### Task details
Pictures don't belong in the copy; print all the records exactly.

═════ Material supplied ═════

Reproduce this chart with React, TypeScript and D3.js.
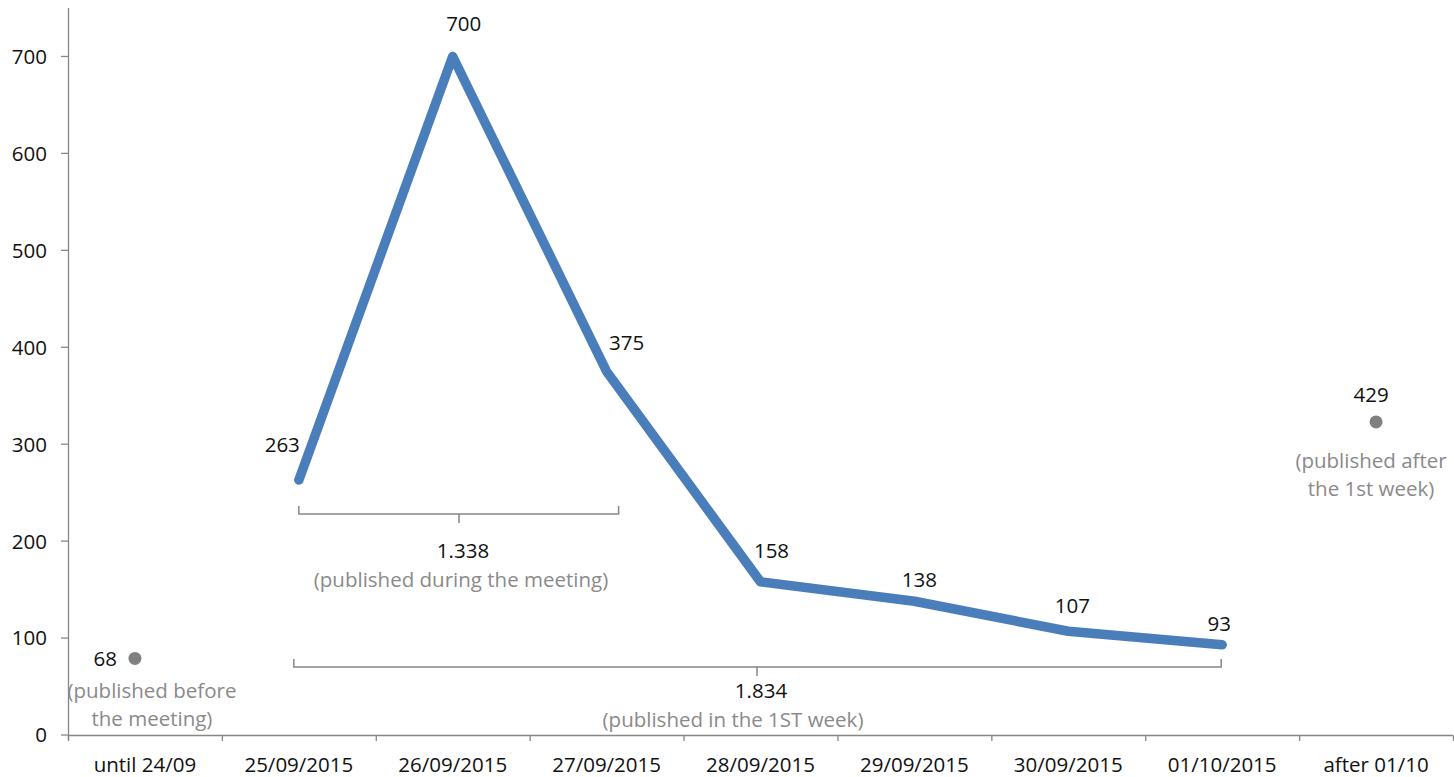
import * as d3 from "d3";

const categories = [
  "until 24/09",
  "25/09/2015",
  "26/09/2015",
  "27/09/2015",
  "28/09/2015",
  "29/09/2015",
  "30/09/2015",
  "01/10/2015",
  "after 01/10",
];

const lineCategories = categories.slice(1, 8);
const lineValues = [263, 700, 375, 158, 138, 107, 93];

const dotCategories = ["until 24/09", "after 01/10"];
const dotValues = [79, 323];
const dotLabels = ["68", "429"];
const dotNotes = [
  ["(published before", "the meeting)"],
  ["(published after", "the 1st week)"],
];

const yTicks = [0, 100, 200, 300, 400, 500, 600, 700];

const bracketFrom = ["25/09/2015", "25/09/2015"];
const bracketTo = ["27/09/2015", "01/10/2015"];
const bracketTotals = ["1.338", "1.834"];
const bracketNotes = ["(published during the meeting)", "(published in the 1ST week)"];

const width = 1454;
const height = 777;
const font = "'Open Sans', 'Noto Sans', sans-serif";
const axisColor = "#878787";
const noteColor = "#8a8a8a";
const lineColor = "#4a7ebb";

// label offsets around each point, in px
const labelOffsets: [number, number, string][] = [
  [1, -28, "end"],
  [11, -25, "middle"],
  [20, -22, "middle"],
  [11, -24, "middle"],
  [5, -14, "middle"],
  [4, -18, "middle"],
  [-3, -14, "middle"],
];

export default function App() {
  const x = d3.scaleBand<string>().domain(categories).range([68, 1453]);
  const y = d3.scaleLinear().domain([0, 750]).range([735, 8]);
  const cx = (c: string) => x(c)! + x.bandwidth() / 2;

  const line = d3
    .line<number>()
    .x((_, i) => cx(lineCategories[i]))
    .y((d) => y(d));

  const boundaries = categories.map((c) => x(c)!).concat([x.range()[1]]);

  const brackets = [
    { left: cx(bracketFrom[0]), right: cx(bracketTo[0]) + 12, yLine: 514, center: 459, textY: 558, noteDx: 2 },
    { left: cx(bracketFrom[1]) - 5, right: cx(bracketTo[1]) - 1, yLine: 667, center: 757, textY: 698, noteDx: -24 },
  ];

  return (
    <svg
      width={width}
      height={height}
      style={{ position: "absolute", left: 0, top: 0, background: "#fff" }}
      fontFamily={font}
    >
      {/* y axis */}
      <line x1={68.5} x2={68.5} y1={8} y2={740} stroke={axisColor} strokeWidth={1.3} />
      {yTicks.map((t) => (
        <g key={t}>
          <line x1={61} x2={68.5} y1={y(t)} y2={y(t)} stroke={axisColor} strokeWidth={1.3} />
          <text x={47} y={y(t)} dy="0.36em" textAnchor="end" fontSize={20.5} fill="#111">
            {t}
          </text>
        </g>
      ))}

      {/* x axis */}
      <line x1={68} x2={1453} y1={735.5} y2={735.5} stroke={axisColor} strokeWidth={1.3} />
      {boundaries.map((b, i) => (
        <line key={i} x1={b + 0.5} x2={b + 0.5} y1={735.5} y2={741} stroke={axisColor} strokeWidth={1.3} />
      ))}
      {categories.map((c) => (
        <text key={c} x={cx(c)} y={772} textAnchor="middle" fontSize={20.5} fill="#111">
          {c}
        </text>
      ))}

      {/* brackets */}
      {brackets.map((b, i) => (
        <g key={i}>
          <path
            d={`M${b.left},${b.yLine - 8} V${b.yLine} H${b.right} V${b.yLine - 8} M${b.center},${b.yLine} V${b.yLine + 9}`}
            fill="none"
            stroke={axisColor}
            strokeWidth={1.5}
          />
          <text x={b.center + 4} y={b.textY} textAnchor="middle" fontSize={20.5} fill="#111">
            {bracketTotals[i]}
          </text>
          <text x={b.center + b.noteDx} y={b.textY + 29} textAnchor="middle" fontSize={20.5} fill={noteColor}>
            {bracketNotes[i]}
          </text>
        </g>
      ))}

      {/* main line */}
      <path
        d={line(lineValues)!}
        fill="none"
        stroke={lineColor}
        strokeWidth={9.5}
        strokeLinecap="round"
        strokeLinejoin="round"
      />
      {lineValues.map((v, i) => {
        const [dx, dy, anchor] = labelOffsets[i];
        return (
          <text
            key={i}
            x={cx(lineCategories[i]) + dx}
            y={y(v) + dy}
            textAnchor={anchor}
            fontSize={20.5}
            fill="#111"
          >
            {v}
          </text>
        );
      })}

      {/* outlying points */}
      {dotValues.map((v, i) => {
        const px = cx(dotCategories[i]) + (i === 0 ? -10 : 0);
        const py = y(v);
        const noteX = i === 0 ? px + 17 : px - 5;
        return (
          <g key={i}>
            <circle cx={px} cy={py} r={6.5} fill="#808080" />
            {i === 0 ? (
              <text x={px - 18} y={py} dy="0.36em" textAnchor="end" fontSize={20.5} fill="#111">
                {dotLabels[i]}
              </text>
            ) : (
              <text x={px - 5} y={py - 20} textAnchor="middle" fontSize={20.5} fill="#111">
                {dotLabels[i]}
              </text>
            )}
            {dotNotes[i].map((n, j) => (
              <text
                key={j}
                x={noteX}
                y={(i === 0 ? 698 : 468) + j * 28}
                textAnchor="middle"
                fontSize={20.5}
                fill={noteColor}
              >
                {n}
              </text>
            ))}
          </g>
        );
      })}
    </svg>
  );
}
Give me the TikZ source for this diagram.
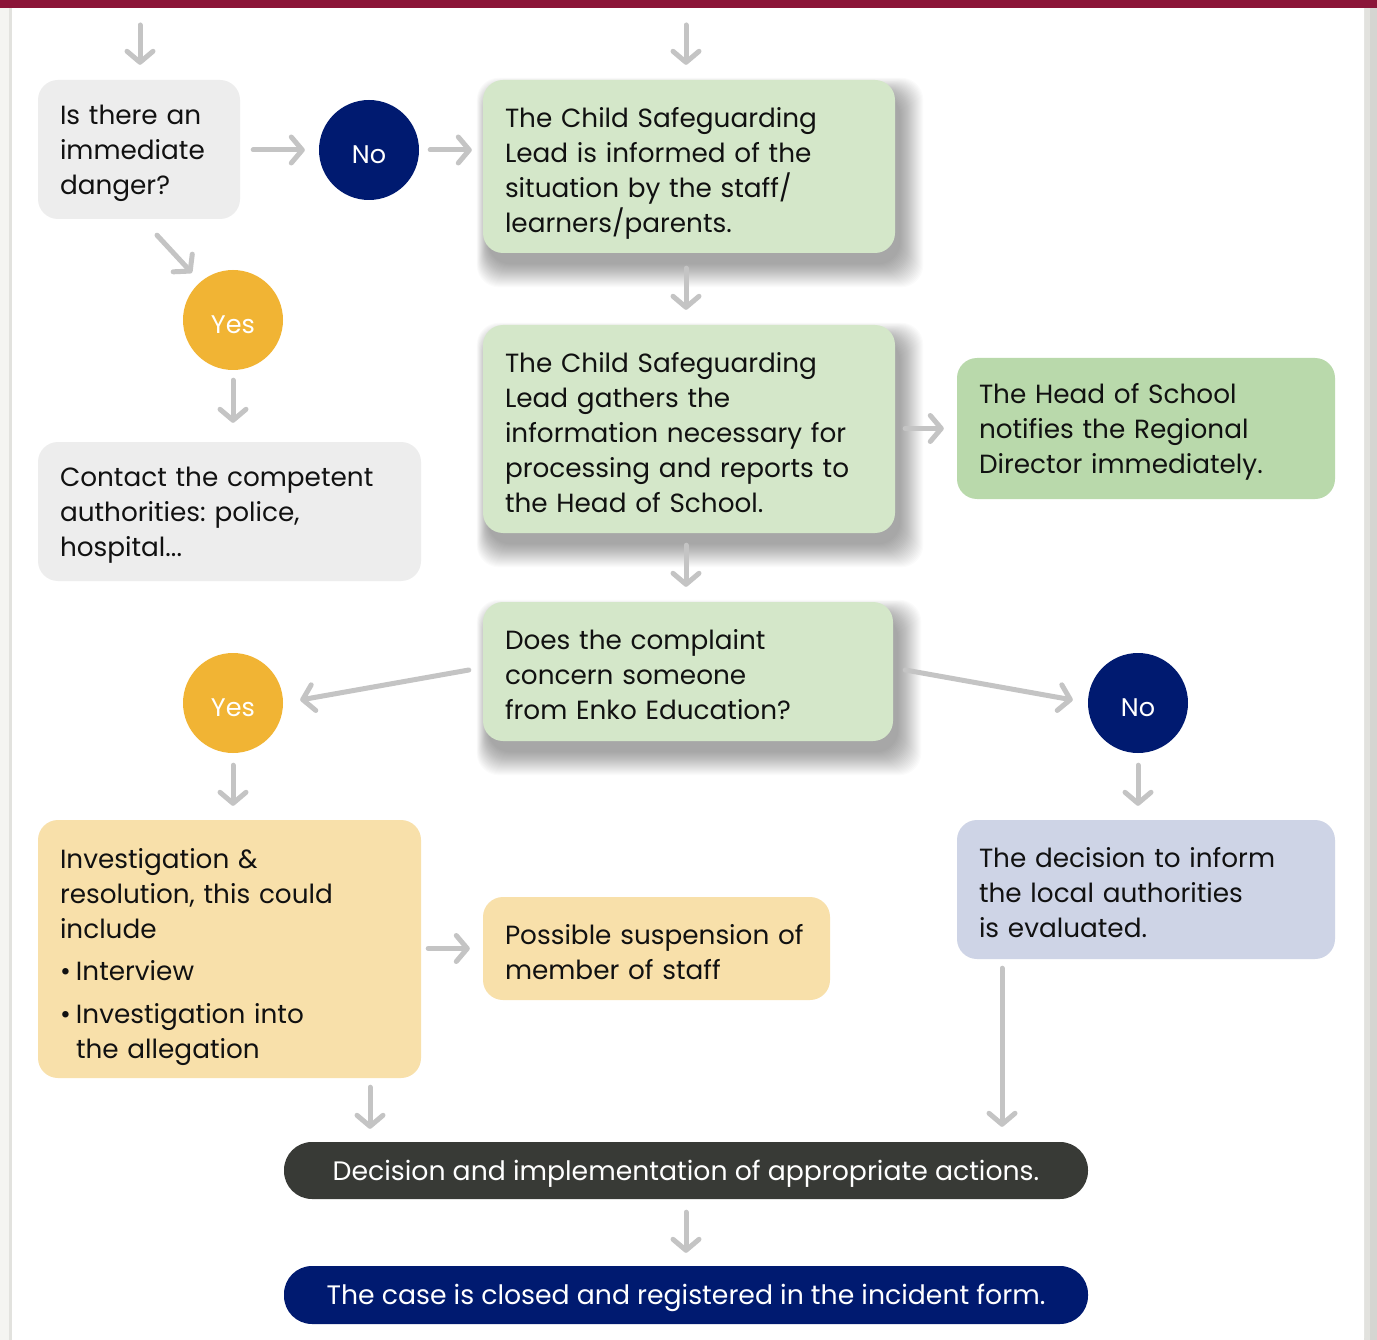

═════

### Answer to this problem
Reproduce this chart with React, TypeScript and D3.js.
import * as d3 from "d3";

const categories = [
  "until 24/09",
  "25/09/2015",
  "26/09/2015",
  "27/09/2015",
  "28/09/2015",
  "29/09/2015",
  "30/09/2015",
  "01/10/2015",
  "after 01/10",
];

const lineCategories = categories.slice(1, 8);
const lineValues = [263, 700, 375, 158, 138, 107, 93];

const dotCategories = ["until 24/09", "after 01/10"];
const dotValues = [79, 323];
const dotLabels = ["68", "429"];
const dotNotes = [
  ["(published before", "the meeting)"],
  ["(published after", "the 1st week)"],
];

const yTicks = [0, 100, 200, 300, 400, 500, 600, 700];

const bracketFrom = ["25/09/2015", "25/09/2015"];
const bracketTo = ["27/09/2015", "01/10/2015"];
const bracketTotals = ["1.338", "1.834"];
const bracketNotes = ["(published during the meeting)", "(published in the 1ST week)"];

const width = 1454;
const height = 777;
const font = "'Open Sans', 'Noto Sans', sans-serif";
const axisColor = "#878787";
const noteColor = "#8a8a8a";
const lineColor = "#4a7ebb";

// label offsets around each point, in px
const labelOffsets: [number, number, string][] = [
  [1, -28, "end"],
  [11, -25, "middle"],
  [20, -22, "middle"],
  [11, -24, "middle"],
  [5, -14, "middle"],
  [4, -18, "middle"],
  [-3, -14, "middle"],
];

export default function App() {
  const x = d3.scaleBand<string>().domain(categories).range([68, 1453]);
  const y = d3.scaleLinear().domain([0, 750]).range([735, 8]);
  const cx = (c: string) => x(c)! + x.bandwidth() / 2;

  const line = d3
    .line<number>()
    .x((_, i) => cx(lineCategories[i]))
    .y((d) => y(d));

  const boundaries = categories.map((c) => x(c)!).concat([x.range()[1]]);

  const brackets = [
    { left: cx(bracketFrom[0]), right: cx(bracketTo[0]) + 12, yLine: 514, center: 459, textY: 558, noteDx: 2 },
    { left: cx(bracketFrom[1]) - 5, right: cx(bracketTo[1]) - 1, yLine: 667, center: 757, textY: 698, noteDx: -24 },
  ];

  return (
    <svg
      width={width}
      height={height}
      style={{ position: "absolute", left: 0, top: 0, background: "#fff" }}
      fontFamily={font}
    >
      {/* y axis */}
      <line x1={68.5} x2={68.5} y1={8} y2={740} stroke={axisColor} strokeWidth={1.3} />
      {yTicks.map((t) => (
        <g key={t}>
          <line x1={61} x2={68.5} y1={y(t)} y2={y(t)} stroke={axisColor} strokeWidth={1.3} />
          <text x={47} y={y(t)} dy="0.36em" textAnchor="end" fontSize={20.5} fill="#111">
            {t}
          </text>
        </g>
      ))}

      {/* x axis */}
      <line x1={68} x2={1453} y1={735.5} y2={735.5} stroke={axisColor} strokeWidth={1.3} />
      {boundaries.map((b, i) => (
        <line key={i} x1={b + 0.5} x2={b + 0.5} y1={735.5} y2={741} stroke={axisColor} strokeWidth={1.3} />
      ))}
      {categories.map((c) => (
        <text key={c} x={cx(c)} y={772} textAnchor="middle" fontSize={20.5} fill="#111">
          {c}
        </text>
      ))}

      {/* brackets */}
      {brackets.map((b, i) => (
        <g key={i}>
          <path
            d={`M${b.left},${b.yLine - 8} V${b.yLine} H${b.right} V${b.yLine - 8} M${b.center},${b.yLine} V${b.yLine + 9}`}
            fill="none"
            stroke={axisColor}
            strokeWidth={1.5}
          />
          <text x={b.center + 4} y={b.textY} textAnchor="middle" fontSize={20.5} fill="#111">
            {bracketTotals[i]}
          </text>
          <text x={b.center + b.noteDx} y={b.textY + 29} textAnchor="middle" fontSize={20.5} fill={noteColor}>
            {bracketNotes[i]}
          </text>
        </g>
      ))}

      {/* main line */}
      <path
        d={line(lineValues)!}
        fill="none"
        stroke={lineColor}
        strokeWidth={9.5}
        strokeLinecap="round"
        strokeLinejoin="round"
      />
      {lineValues.map((v, i) => {
        const [dx, dy, anchor] = labelOffsets[i];
        return (
          <text
            key={i}
            x={cx(lineCategories[i]) + dx}
            y={y(v) + dy}
            textAnchor={anchor}
            fontSize={20.5}
            fill="#111"
          >
            {v}
          </text>
        );
      })}

      {/* outlying points */}
      {dotValues.map((v, i) => {
        const px = cx(dotCategories[i]) + (i === 0 ? -10 : 0);
        const py = y(v);
        const noteX = i === 0 ? px + 17 : px - 5;
        return (
          <g key={i}>
            <circle cx={px} cy={py} r={6.5} fill="#808080" />
            {i === 0 ? (
              <text x={px - 18} y={py} dy="0.36em" textAnchor="end" fontSize={20.5} fill="#111">
                {dotLabels[i]}
              </text>
            ) : (
              <text x={px - 5} y={py - 20} textAnchor="middle" fontSize={20.5} fill="#111">
                {dotLabels[i]}
              </text>
            )}
            {dotNotes[i].map((n, j) => (
              <text
                key={j}
                x={noteX}
                y={(i === 0 ? 698 : 468) + j * 28}
                textAnchor="middle"
                fontSize={20.5}
                fill={noteColor}
              >
                {n}
              </text>
            ))}
          </g>
        );
      })}
    </svg>
  );
}
Give me the TikZ source for this diagram.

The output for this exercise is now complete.